__Task goal__
The listing below begins with the first line you should copy; stop after the line containing "16.62, 17.3, 17.98];", and drop every picture.

__Recorded information__

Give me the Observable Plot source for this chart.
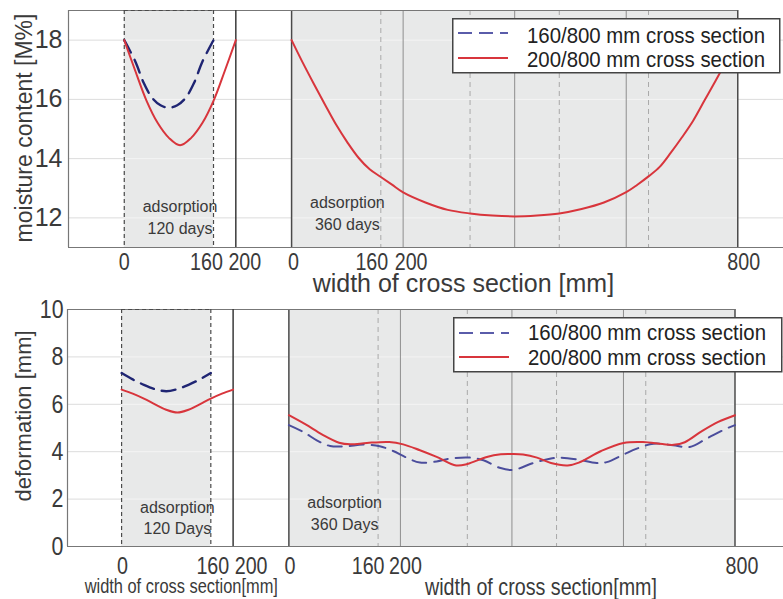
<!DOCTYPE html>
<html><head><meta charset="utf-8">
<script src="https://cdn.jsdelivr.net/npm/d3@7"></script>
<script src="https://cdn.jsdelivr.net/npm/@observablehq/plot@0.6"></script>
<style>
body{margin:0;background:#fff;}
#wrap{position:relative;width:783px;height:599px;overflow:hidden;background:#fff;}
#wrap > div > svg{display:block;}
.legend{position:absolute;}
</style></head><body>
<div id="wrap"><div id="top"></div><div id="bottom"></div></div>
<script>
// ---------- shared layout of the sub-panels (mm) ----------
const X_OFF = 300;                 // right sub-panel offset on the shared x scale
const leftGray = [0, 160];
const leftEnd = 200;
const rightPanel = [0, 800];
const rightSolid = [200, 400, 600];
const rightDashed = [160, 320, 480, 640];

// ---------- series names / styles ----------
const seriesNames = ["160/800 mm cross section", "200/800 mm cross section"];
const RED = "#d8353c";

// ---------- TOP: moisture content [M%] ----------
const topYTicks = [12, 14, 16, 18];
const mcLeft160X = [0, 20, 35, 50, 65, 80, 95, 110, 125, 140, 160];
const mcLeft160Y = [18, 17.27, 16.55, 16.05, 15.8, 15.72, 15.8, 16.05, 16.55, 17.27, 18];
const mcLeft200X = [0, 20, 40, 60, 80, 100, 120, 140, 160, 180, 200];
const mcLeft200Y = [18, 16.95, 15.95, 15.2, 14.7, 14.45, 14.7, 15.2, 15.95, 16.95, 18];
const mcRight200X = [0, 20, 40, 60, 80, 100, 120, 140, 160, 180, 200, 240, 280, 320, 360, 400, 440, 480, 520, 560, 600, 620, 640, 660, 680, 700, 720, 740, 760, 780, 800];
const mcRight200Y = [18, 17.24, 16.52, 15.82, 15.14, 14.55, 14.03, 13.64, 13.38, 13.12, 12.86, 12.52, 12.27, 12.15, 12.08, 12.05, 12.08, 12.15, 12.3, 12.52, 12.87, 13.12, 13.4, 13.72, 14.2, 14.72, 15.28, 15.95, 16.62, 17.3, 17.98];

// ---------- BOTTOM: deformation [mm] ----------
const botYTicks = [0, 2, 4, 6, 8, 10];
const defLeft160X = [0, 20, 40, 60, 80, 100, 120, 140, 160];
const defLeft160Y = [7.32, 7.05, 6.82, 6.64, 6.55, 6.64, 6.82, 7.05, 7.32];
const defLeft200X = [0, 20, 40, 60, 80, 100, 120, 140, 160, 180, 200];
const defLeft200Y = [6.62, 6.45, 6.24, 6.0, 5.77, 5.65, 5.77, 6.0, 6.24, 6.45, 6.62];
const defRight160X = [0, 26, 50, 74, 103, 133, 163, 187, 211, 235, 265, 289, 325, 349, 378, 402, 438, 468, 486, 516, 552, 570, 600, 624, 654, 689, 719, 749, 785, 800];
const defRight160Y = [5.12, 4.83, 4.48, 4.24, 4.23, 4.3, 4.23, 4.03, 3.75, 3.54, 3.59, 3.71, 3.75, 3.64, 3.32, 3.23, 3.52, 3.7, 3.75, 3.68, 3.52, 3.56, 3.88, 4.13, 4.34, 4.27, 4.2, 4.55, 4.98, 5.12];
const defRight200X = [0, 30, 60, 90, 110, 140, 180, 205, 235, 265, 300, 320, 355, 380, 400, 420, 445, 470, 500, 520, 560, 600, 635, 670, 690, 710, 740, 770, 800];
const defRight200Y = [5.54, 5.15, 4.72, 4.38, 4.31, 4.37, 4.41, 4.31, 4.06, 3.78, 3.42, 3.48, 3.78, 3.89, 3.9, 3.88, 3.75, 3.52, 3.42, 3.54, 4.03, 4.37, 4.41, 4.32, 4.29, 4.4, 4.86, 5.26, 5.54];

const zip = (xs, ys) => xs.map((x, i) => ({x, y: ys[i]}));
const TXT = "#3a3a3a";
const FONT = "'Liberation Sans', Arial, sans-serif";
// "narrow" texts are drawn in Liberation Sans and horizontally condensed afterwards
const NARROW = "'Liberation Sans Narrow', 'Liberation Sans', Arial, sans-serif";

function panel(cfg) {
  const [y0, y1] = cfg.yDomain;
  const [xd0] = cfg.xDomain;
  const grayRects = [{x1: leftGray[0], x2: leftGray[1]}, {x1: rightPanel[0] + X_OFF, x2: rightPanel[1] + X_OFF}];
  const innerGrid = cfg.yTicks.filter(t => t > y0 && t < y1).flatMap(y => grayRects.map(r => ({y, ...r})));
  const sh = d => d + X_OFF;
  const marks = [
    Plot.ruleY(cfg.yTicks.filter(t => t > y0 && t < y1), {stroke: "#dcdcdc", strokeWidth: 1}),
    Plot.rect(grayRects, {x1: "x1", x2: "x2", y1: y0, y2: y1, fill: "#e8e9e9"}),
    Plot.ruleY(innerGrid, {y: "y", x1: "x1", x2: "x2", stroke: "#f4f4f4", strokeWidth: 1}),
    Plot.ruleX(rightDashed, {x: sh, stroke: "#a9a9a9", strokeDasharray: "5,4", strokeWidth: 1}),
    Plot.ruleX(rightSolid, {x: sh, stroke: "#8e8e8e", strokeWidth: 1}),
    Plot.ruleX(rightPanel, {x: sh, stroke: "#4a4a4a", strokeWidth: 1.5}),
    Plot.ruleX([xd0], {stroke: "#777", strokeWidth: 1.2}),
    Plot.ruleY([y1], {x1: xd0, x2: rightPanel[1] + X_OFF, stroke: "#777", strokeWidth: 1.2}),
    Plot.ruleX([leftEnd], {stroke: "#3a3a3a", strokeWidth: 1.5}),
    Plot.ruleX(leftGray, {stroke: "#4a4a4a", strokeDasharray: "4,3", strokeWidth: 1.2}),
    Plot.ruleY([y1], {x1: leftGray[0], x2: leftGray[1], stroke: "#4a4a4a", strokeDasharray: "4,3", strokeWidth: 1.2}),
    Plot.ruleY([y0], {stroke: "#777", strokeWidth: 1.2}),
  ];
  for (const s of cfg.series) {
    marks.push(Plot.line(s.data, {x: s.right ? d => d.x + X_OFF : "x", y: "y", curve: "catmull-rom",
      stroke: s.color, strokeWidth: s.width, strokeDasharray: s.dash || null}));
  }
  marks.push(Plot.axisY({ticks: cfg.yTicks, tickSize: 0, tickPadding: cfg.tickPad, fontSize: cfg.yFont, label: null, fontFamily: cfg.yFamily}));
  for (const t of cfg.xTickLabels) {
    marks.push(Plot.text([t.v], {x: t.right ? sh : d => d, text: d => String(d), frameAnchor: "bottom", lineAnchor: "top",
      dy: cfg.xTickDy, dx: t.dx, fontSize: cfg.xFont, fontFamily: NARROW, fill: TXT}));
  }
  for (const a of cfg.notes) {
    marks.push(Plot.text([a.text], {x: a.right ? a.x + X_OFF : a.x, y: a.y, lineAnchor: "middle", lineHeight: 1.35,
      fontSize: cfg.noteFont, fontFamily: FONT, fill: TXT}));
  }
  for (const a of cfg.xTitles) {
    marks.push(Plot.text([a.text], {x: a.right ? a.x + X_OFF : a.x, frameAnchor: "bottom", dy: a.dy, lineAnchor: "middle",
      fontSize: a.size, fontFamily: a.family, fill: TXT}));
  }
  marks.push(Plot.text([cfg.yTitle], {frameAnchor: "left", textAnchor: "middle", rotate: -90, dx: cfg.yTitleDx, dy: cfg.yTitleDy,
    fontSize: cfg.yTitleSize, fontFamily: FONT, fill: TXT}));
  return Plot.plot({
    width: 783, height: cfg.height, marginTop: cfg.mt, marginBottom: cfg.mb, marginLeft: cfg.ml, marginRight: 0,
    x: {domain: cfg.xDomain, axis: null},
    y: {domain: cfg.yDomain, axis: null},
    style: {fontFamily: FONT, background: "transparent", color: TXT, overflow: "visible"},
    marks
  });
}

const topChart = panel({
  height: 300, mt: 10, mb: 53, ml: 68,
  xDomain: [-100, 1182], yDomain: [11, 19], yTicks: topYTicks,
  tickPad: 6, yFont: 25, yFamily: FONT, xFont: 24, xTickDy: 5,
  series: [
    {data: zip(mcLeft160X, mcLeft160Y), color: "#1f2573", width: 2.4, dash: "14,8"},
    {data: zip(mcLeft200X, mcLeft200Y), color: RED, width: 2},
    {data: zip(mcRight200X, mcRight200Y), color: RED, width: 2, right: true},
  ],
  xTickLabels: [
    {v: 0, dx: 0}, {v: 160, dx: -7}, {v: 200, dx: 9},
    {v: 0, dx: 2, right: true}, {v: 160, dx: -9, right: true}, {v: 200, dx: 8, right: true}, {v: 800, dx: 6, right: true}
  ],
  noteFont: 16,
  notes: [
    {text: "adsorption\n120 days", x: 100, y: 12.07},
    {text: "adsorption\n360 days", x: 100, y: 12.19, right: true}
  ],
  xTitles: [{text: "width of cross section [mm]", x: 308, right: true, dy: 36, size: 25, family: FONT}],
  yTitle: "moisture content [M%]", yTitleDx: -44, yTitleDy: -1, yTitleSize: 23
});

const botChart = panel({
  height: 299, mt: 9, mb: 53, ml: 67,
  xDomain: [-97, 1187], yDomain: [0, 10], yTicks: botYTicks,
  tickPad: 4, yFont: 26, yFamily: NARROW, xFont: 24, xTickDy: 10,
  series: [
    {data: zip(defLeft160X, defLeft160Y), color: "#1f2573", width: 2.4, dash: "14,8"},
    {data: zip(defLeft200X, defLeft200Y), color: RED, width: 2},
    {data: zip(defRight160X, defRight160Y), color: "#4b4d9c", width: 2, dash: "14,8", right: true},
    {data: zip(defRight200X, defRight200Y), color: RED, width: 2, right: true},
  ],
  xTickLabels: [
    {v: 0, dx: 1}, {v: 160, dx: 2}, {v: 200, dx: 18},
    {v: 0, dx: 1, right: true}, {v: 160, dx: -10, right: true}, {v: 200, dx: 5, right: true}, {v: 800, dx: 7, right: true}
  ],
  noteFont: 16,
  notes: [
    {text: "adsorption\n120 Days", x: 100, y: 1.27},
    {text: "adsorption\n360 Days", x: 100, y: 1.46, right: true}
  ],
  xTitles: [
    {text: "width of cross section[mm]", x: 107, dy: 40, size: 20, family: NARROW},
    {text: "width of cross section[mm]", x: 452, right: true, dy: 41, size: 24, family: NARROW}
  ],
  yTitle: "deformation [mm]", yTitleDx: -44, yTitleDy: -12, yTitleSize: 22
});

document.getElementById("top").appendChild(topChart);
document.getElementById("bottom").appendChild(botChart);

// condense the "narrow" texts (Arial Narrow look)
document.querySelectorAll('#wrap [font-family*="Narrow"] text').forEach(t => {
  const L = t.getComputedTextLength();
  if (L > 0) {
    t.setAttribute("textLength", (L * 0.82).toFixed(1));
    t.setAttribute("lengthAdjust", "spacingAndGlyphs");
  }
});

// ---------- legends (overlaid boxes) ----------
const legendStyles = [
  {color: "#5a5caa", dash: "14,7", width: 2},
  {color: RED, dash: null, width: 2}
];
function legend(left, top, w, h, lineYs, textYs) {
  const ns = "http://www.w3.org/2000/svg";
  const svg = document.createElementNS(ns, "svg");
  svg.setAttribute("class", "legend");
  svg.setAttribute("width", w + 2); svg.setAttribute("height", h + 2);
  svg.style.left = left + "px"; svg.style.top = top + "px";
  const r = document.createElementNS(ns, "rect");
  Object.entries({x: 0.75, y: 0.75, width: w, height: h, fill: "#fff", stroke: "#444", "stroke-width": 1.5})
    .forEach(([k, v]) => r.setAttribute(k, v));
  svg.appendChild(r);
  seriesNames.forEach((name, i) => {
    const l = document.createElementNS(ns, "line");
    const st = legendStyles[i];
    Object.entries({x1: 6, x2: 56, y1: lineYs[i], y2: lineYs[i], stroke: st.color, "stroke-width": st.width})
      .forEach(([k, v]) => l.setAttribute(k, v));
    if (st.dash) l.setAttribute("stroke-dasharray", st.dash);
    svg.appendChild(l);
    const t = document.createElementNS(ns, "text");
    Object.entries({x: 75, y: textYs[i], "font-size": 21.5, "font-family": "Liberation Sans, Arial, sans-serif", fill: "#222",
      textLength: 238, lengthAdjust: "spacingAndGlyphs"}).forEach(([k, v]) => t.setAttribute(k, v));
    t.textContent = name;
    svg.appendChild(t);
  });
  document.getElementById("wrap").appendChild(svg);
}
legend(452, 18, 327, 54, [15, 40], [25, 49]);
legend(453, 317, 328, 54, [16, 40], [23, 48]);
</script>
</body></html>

__Response for this exercise__
Give me the Observable Plot source for this chart.
<!DOCTYPE html>
<html><head><meta charset="utf-8">
<script src="https://cdn.jsdelivr.net/npm/d3@7"></script>
<script src="https://cdn.jsdelivr.net/npm/@observablehq/plot@0.6"></script>
<style>
body{margin:0;background:#fff;}
#wrap{position:relative;width:783px;height:599px;overflow:hidden;background:#fff;}
#wrap > div > svg{display:block;}
.legend{position:absolute;}
</style></head><body>
<div id="wrap"><div id="top"></div><div id="bottom"></div></div>
<script>
// ---------- shared layout of the sub-panels (mm) ----------
const X_OFF = 300;                 // right sub-panel offset on the shared x scale
const leftGray = [0, 160];
const leftEnd = 200;
const rightPanel = [0, 800];
const rightSolid = [200, 400, 600];
const rightDashed = [160, 320, 480, 640];

// ---------- series names / styles ----------
const seriesNames = ["160/800 mm cross section", "200/800 mm cross section"];
const RED = "#d8353c";

// ---------- TOP: moisture content [M%] ----------
const topYTicks = [12, 14, 16, 18];
const mcLeft160X = [0, 20, 35, 50, 65, 80, 95, 110, 125, 140, 160];
const mcLeft160Y = [18, 17.27, 16.55, 16.05, 15.8, 15.72, 15.8, 16.05, 16.55, 17.27, 18];
const mcLeft200X = [0, 20, 40, 60, 80, 100, 120, 140, 160, 180, 200];
const mcLeft200Y = [18, 16.95, 15.95, 15.2, 14.7, 14.45, 14.7, 15.2, 15.95, 16.95, 18];
const mcRight200X = [0, 20, 40, 60, 80, 100, 120, 140, 160, 180, 200, 240, 280, 320, 360, 400, 440, 480, 520, 560, 600, 620, 640, 660, 680, 700, 720, 740, 760, 780, 800];
const mcRight200Y = [18, 17.24, 16.52, 15.82, 15.14, 14.55, 14.03, 13.64, 13.38, 13.12, 12.86, 12.52, 12.27, 12.15, 12.08, 12.05, 12.08, 12.15, 12.3, 12.52, 12.87, 13.12, 13.4, 13.72, 14.2, 14.72, 15.28, 15.95, 16.62, 17.3, 17.98];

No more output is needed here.